Cal Poly President Warren Baker Provides Leadership for CSU STEM Teacher Initiative

May 5, 2008 |   | Contact: M. Daniel DeCillis

For the past several years, the California State University system (CSU), the largest teacher preparation system in California, has been focusing on increasing the quantity and quality of K-12 math and science teachers it produces, through its Mathematics and Science Teacher Initiative (MSTI). CSU committed to doubling its math and science teacher production from 750 to 1,500 by 2010. Three years after announcing the MSTI program, significant progress has been made.

CSU is meeting its MSTI goals through comprehensive recruitment efforts, new credential pathways, financial support and incentives, community college transfer programs, internet supported instruction and partnerships with government and industry labs to provide research internships. Over the past 4 years, CSU has achieved a 68 percent increase in the number of math and science teachers it produces, graduating 1,289 credential candidates in 2006-07. Nearly half of these teachers go on to teach in urban schools, and nearly three quarters in schools with high numbers of students in poverty.

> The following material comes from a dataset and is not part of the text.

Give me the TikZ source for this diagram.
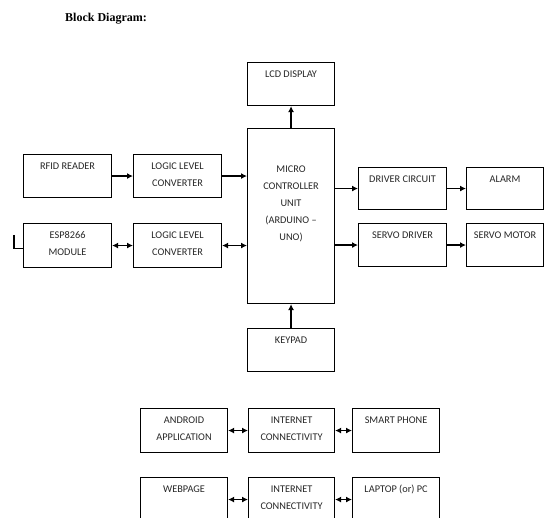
\documentclass[tikz,border=0pt]{standalone}
\usepackage{fontspec}
\setmainfont{Carlito}
\newfontfamily\titlefont{Liberation Serif}
\usetikzlibrary{arrows.meta}
\tikzstyle{block} = [rectangle, draw=black, line width=1.1pt, anchor=north west, inner sep=0pt, align=center, text=black!85, font=\fontsize{10.3}{17}\selectfont]
\tikzstyle{onebox} = [block, text height=15pt, text depth=28pt]
\tikzstyle{twobox} = [block, text height=32pt, text depth=11pt]
\tikzstyle{arrow} = [line width=1.6pt,->,>={Latex[length=6pt,width=6pt]}]
\tikzstyle{darrow} = [line width=1.6pt,<->,>={Latex[length=6pt,width=6pt]}]

\begin{document}
\begin{tikzpicture}[x=1pt,y=-1pt]
\clip (0,0) rectangle (544,518);
\useasboundingbox (0,0) rectangle (544,518);

\node (title) [anchor=base west, inner sep=0pt, font=\titlefont\bfseries\fontsize{12}{14}\selectfont] at (65,22) {Block Diagram:};

% controller column
\node (lcd) [onebox, minimum width=87pt] at (247,62) {LCD DISPLAY};
\node (mcu) [block, minimum width=87pt, text height=112pt, text depth=63pt] at (247,128) {MICRO\\CONTROLLER\\UNIT\\(ARDUINO --\\UNO)};
\node (keypad) [onebox, minimum width=87pt] at (247,328) {KEYPAD};

% inputs
\node (rfid) [onebox, minimum width=88pt] at (23,154) {RFID READER};
\node (llc1) [twobox, minimum width=88pt] at (133,154) {LOGIC LEVEL\\CONVERTER};
\node (esp) [twobox, minimum width=88pt, text depth=12pt] at (23,223) {ESP8266\\MODULE};
\node (llc2) [twobox, minimum width=88pt, text depth=12pt] at (133,223) {LOGIC LEVEL\\CONVERTER};
\coordinate (ant) at (14,235);

% outputs
\node (drv) [onebox, minimum width=88pt, text depth=27pt] at (358,167) {DRIVER CIRCUIT};
\node (alarm) [onebox, minimum width=77pt, text depth=27pt] at (466,167) {ALARM};
\node (sdrv) [onebox, minimum width=88pt] at (358,223) {SERVO DRIVER};
\node (smotor) [onebox, minimum width=77pt] at (466,223) {SERVO MOTOR};

% remote access
\node (android) [twobox, minimum width=87pt, text depth=12pt] at (140,408) {ANDROID\\APPLICATION};
\node (net1) [twobox, minimum width=86pt, text depth=12pt] at (248,408) {INTERNET\\CONNECTIVITY};
\node (phone) [onebox, minimum width=87pt, text depth=29pt] at (352,408) {SMART PHONE};
\node (web) [onebox, minimum width=87pt, text depth=29pt] at (140,477) {WEBPAGE};
\node (net2) [twobox, minimum width=86pt, text depth=12pt] at (248,477) {INTERNET\\CONNECTIVITY};
\node (laptop) [onebox, minimum width=87pt, text depth=29pt] at (352,477) {LAPTOP (or) PC};

%% flechas
\draw [arrow] (mcu) -- (lcd);
\draw [arrow] (keypad) -- (mcu);
\draw [arrow] (rfid) -- (llc1);
\draw [arrow] (llc1.east) -- (llc1.east -| mcu.west);
\draw [darrow] (esp) -- (llc2);
\draw [darrow] (llc2.east) -- (llc2.east -| mcu.west);
\draw [line width=1.1pt] (ant) |- ([yshift=-3pt]esp.west);
\draw [arrow] (mcu.east |- drv.west) -- (drv.west);
\draw [arrow] (drv) -- (alarm);
\draw [arrow] (mcu.east |- sdrv.west) -- (sdrv.west);
\draw [arrow] (sdrv) -- (smotor);
\draw [darrow] (android) -- (net1);
\draw [darrow] (net1) -- (phone);
\draw [darrow] (web) -- (net2);
\draw [darrow] (net2) -- (laptop);

\end{tikzpicture}
\end{document}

President Warren Baker, of California Polytechnic State University, San Luis Obispo (Cal Poly), has taken a leadership role for the system’s efforts. “At Cal Poly we recognize the vital importance of mathematics and science education,” said President Baker. “We have taken an active role in identifying the challenges facing math and science education, through our participation in the CSU’s MSTI program, through support for CCST’s Critical Path Analysis studies, and through engagement at the national level in the Business-Higher Education Forum’s (BHEF) STEM education initiative.”

The CSU Math Science Initiative began in 2005 through a planning process involving all of its 23 campuses. The seven-part action plan is focused on meeting “one goal through diverse pathways,” with each campus committed to a specific plan based on regional needs and characteristics that identifies a numerical goal for increased credential production and specifies how it will be reached.

At Cal Poly, President Baker has taken the lead in the start-up of five programmatic initiatives that are envisioned to be systemwide and indeed statewide in their ultimate reach.

The first is a summer research internship program for pre-service and early career teachers, conducted in partnership with federal laboratories. This summer, 41 aspiring and early career science and math teachers will be participating in on-site, multi-week internships, providing mentored research experiences. Participating federal laboratories in summer 2008 include Lawrence Livermore National Laboratory, Lawrence Berkeley National Laboratory, Sandia/California, the Stanford Linear Accelerator, and NASA Ames. In future years Cal Poly and the CSU plan to increase the number of internships, through collaboration with federal, state, university and industry lab partners.

“Providing teachers with the opportunity to participate as interns in research laboratories is extremely valuable in terms of the hands-on laboratory experience, the sense of connection with the scientific community, and the opportunity to take these experiences back into the K-12 classroom” said Baker. The expansion of these programs follows on a joint meeting held last Spring with CCST Federal Laboratory Affiliates and higher education officials from CSU and UC.

Cal Poly and CSU are also promoting development of “learn by doing” laboratory facilities for pre-service and in-service K-12 STEM teachers, modeled on the successful Hands-On Science Laboratory at CSU-Chico; training institutes for K-12 administrators and school board members, focusing specifically on science and math education needs; a hybrid teacher education program dubbed “Poly Teach”, which includes online coursework as part of the teacher preparation pathway; and a fellowship program for aspiring teachers, which is being organized at the system level.

“The development of alternative pathways is a priority for the CSU initiative, but the challenge is to ensure that these alternatives maintain the same high standards present in the traditional teacher education programs offered by CSU,” said Baker. “Hybrid programs such as Poly Teach, which integrate high-tech alternatives with standard coursework, are proving to be valuable alternatives.”

The CSU efforts are just part of a long-term process, however. As CCST noted in the 2007 Critical Path Analysis, even the ambitious goals of CSU’s Math and Science Teacher Initiative, and the equivalent at UC, may not meet the needs of California’s teacher workforce.

“Clearly, improving the preparation and professional development of our science and math teachers is something that requires a long-term approach,” said Baker. “We’re just at the beginning.”